Victoria - New York; the state law toughened up and banned the trade in ivory and people who were tracking those sales saw them move online. So that's a really big concern. And I've been looking at one of the biggest online marketplaces, which is eBay, over the last couple of years and essentially working with these ivory trade experts. We've seen that people are still listing ivory, they're just calling it something else. Now eBay itself instigated a global ban in 2009, so the company says it's been ahead of UK legislation and some of the legislation around the world that's toughening up on the ivory trade. The problem is that signs of these exchanges online suggest that's not been enforced because people are just leaving the word "ivory" off the listing and calling it something else. So back in 2018, when the researchers we were working with started tracking this, they saw out of 600 sales of ivory - that was 600 sales of an item called using one of these code words, they use code words around the term bone, because this stuff looks a lot like bone, right? It's kind of a similar colour, but it's much more valuable, high grade. There's certain clues in the listing that you can see where they list the weight and they describe the colour. You can also see growth lines in a tusk that just aren't evident on any other type of bone. They're very specific to ivory. So out of 600 sales of items that were termed "bovine bone" that these ivory trade experts tracked, 500 of them, they confirmed were ivory. We actually followed that up by buying some of this bovine bone and testing it. And two out of the three items that we bought turned out to be ivory. So there's evidence there that people are flouting a ban that's been in place for a decade. The concern now is whether there will be a continuation of that movement of trade online. If it's not enforced properly, that people will just ignore the national legislation and move to a space like an online space, where that spans international borders and continue to flout those rules.

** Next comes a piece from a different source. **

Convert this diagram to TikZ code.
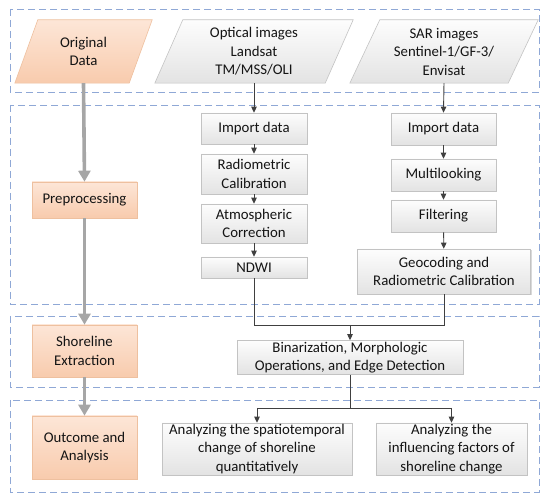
\documentclass[tikz,border=0pt]{standalone}
\usepackage{fontspec}
\setmainfont{Carlito}
\usetikzlibrary{arrows.meta,backgrounds,shadows}
\definecolor{bandc}{HTML}{8FA8D6}
\definecolor{thickc}{HTML}{A6A6A6}
\definecolor{thinc}{HTML}{404040}
\definecolor{peachT}{HTML}{FDE6D7}
\definecolor{peachB}{HTML}{F8CBAD}
\definecolor{peachD}{HTML}{EEC09F}
\definecolor{grayT}{HTML}{FDFDFD}
\definecolor{grayB}{HTML}{E3E3E3}
\definecolor{grayD}{HTML}{C3C3C3}
\definecolor{txt}{HTML}{141414}
\begin{document}
\begin{tikzpicture}[x=1pt,y=-1pt,
  font=\fontsize{14.8}{18.5}\selectfont, text=txt,
  band/.style={draw=bandc, line width=0.9pt, dash pattern=on 7pt off 4pt},
  gbox/.style={draw=grayD, line width=0.6pt, top color=grayT, bottom color=grayB,
    align=center, inner sep=1pt,
    drop shadow={shadow xshift=1pt, shadow yshift=-1pt, opacity=0.25, fill=black!60}},
  pbox/.style={draw=peachD, line width=0.6pt, top color=peachT, bottom color=peachB,
    align=center, inner sep=1pt, minimum width=105},
  ptext/.style={align=center, inner sep=0pt},
  thickarrow/.style={draw=thickc, line width=3.6pt, -{Triangle[width=12pt,length=11pt]}},
  thinarrow/.style={draw=thinc, line width=0.9pt, -{Triangle[width=5.5pt,length=6pt]}},
  plainline/.style={draw=thinc, line width=0.9pt},
  pshape/.style={draw=grayD, line width=0.6pt, top color=grayT, bottom color=grayB},
  ppeach/.style={draw=peachD, line width=0.6pt, top color=peachT, bottom color=peachB}
]
\useasboundingbox (0,0) rectangle (550,502);

% bands
\draw[band] (10,9) rectangle (539,92);
\draw[band] (10,105) rectangle (539,304);
\draw[band] (10,316) rectangle (539,387);
\draw[band] (10,400) rectangle (539,492);

% input parallelograms
\node[ptext, minimum width=114, minimum height=63] (orig) at (83.5,51.5) {Original\\Data};
\node[ptext, minimum width=170, minimum height=63] (opt) at (254,51.5) {Optical images\\Landsat\\TM/MSS/OLI};
\node[ptext, minimum width=158, minimum height=63] (sar) at (444,51.5) {SAR images\\Sentinel-1/GF-3/\\Envisat};
\begin{scope}[on background layer]
\path[ppeach] ([xshift=11.5pt]orig.north west) -- ([xshift=11.5pt]orig.north east)
  -- ([xshift=-11.5pt]orig.south east) -- ([xshift=-11.5pt]orig.south west) -- cycle;
\path[pshape] ([xshift=14pt]opt.north west) -- ([xshift=14pt]opt.north east)
  -- ([xshift=-14pt]opt.south east) -- ([xshift=-14pt]opt.south west) -- cycle;
\path[pshape] ([xshift=15pt]sar.north west) -- ([xshift=15pt]sar.north east)
  -- ([xshift=-15pt]sar.south east) -- ([xshift=-15pt]sar.south west) -- cycle;
\end{scope}

% stage boxes
\node[pbox, minimum height=36] (prep) at (84.5,200) {Preprocessing};
\node[pbox, minimum height=52] (shore) at (84.5,351) {Shoreline\\Extraction};
\node[pbox, minimum height=63] (outc) at (84.5,447.5) {Outcome and\\Analysis};

% optical chain
\node[gbox, minimum width=106, minimum height=31] (imp1) at (254,128.5) {Import data};
\node[gbox, minimum width=106, minimum height=40] (rad) at (254,174) {Radiometric\\Calibration};
\node[gbox, minimum width=106, minimum height=39] (atm) at (254,223.5) {Atmospheric\\Correction};
\node[gbox, minimum width=106, minimum height=21] (ndwi) at (254,267.5) {NDWI};

% SAR chain
\node[gbox, minimum width=105, minimum height=32] (imp2) at (443.5,129) {Import data};
\node[gbox, minimum width=105, minimum height=32] (mult) at (443.5,175) {Multilooking};
\node[gbox, minimum width=105, minimum height=32] (filt) at (443.5,216) {Filtering};
\node[gbox, minimum width=173, minimum height=45] (geo) at (444,271.5) {Geocoding and\\Radiometric Calibration};

% extraction and analysis
\node[gbox, minimum width=226, minimum height=34] (bin) at (350,357.5) {Binarization, Morphologic\\Operations, and Edge Detection};
\node[gbox, minimum width=190, minimum height=52] (res1) at (257,449) {Analyzing the spatiotemporal\\change of shoreline\\quantitatively};
\node[gbox, minimum width=151, minimum height=52] (res2) at (451.5,449) {Analyzing the\\influencing factors of\\shoreline change};

% thick gray arrows
\draw[thickarrow] (orig.south) -- (prep.north);
\draw[thickarrow] (prep.south) -- (shore.north);
\draw[thickarrow] (shore.south) -- (outc.north);

% thin arrows
\draw[thinarrow] (opt.south) -- (imp1.north);
\draw[thinarrow] (imp1) -- (rad);
\draw[thinarrow] (rad) -- (atm);
\draw[thinarrow] (atm) -- (ndwi);
\draw[thinarrow] (sar.south) -- (imp2.north);
\draw[thinarrow] (imp2) -- (mult);
\draw[thinarrow] (mult) -- (filt);
\draw[thinarrow] (filt) -- (geo);

\coordinate (jn) at (350,325);
\draw[plainline] (ndwi.south) -- (ndwi |- jn) -- (geo |- jn) -- (geo.south);
\draw[thinarrow] (jn) -- (bin.north);

\coordinate (sp) at (350,408);
\draw[plainline] (bin.south) -- (sp);
\draw[plainline] (res1 |- sp) -- (res2 |- sp);
\draw[thinarrow] (res1 |- sp) -- (res1.north);
\draw[thinarrow] (res2 |- sp) -- (res2.north);
\end{tikzpicture}
\end{document}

Harry - It sounds like it's going to be quite difficult to manage in this online space. Is there anything that these organisations can put in place straight away to try and prevent this trade?

Victoria - I guess you can't replace the sort of human resource of having someone check over listings. But when you're looking at a company the size of, say, eBay, that works in as many countries as it does and has as many listings as it has - there were about 1.5 billion listings of items for sale on eBay in 2021, the scale is just enormous. But actually these researchers from the university of Portsmouth have been working on an algorithm that can spot these visual clues that I talked about; these lines that you see in ivory, the specific colour of ivory. eBay's far from the only organisation that can be exploited to advertise illegal wildlife goods. There was a recent report searching through Facebook listings and finding that animals were being advertised for sale as pets. And Meta, their parent company, have also explicitly said that they've banned that and that they've been fighting the wildlife trade and teaming up with organisations to figure out ways past it. But there are automated ways of doing this and what ivory trade experts and conservationists want these companies to do is to put those additional measures in place to recognise the fact that the scale and the international reach gives them a lot of power. And it puts people in contact across national borders - buyers and sellers - that wouldn't necessarily be able to reach each other if it weren't for these platforms. So there is, albeit unintended, a big role for these platforms in this illegal trade.